As for Greene, the mafia finally took him out in October 1977 with a car bomb in the parking lot of a completely unremarkable building adjacent to I-271 in Lyndhurst at 29001 Cedar Rd.
9. There are myriad reasons to step into the 5th Street Arcades, including the decadent options at Colossal Cupcakes, lady-killing apparel selections from Kilted Bros (however thrilling that link is, it is not entirely safe for work), ultra-premium eats for Fido and Fluffy at CLEpets and a host of other delights. But whatever you do, you simply must take a spin in one of those weird tipsy/curvy/roly-poly pushpin chairs.
Adjacent to the Fra Angelica Studio near the Euclid Avenue entrance, the Spun Chairs are a Thomas Heatherwick creation for Magis that will make you, well, wiggle, giggle and generally act like a nine year old. Take heed, however: if you decide you simply must have one for your very own, it'll run you about 700 clams.
10. Stair A in the Museum of Contemporary Art Cleveland (MOCA) tethers together all of the exhibitions in the internationally acclaimed venue. But this isn't your run-of-the-mill transportation-minded set of risers. An audio installment constantly plays in Stair A, which sounds innocuous enough, but the experience is anything but. These steps unfold amid disorienting bright yellow walls that twist and turn. Even Alice would have a time navigating the winding and twisting affair.
Hence the route from point A to point B in this would-be audio theater is at once aural, physical and asymmetrical. Stair A is one of Cleveland's strangest and most wonderful places. Through this summer, it features a lagniappe – a little extra gift – that is in addition to the stunning main exhibition, Mark Mothersbaugh's Myopia.

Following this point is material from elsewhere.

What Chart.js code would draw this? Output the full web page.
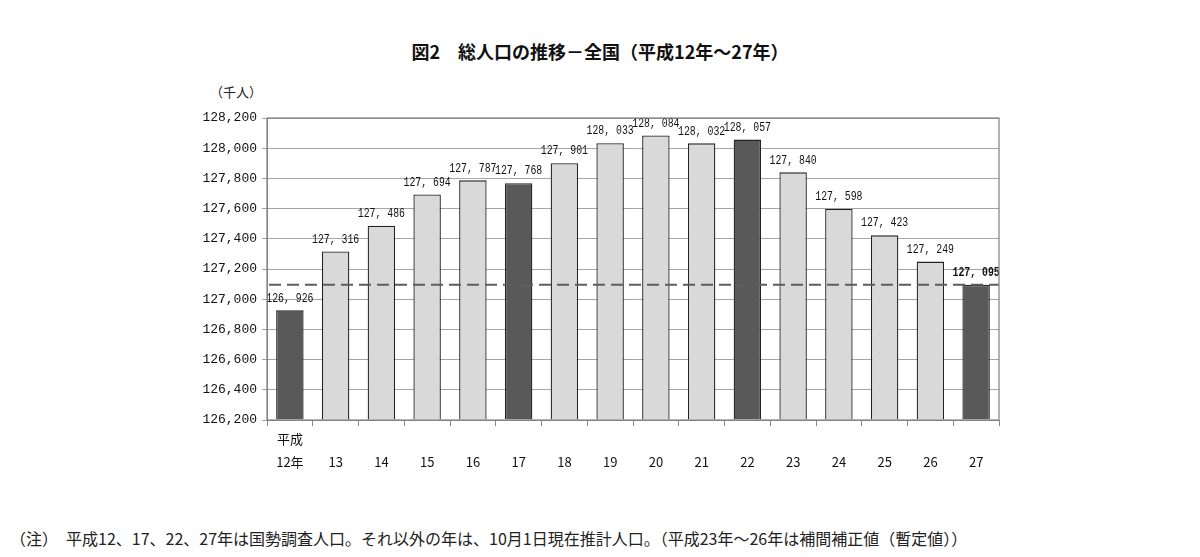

Audio clips from the DEVO co-founder include "My Finger Slipped," "Secret Library" and "well, son of a gun!"
Notably, during the Republican National Convention, all delegates who present their credentials are eligible for a BOGO admission to MOCA, or perhaps more aptly, a BYFRFF offering (Bring Your Fellow Republican For Free).
Call that a prize for completing the scavenger hunt.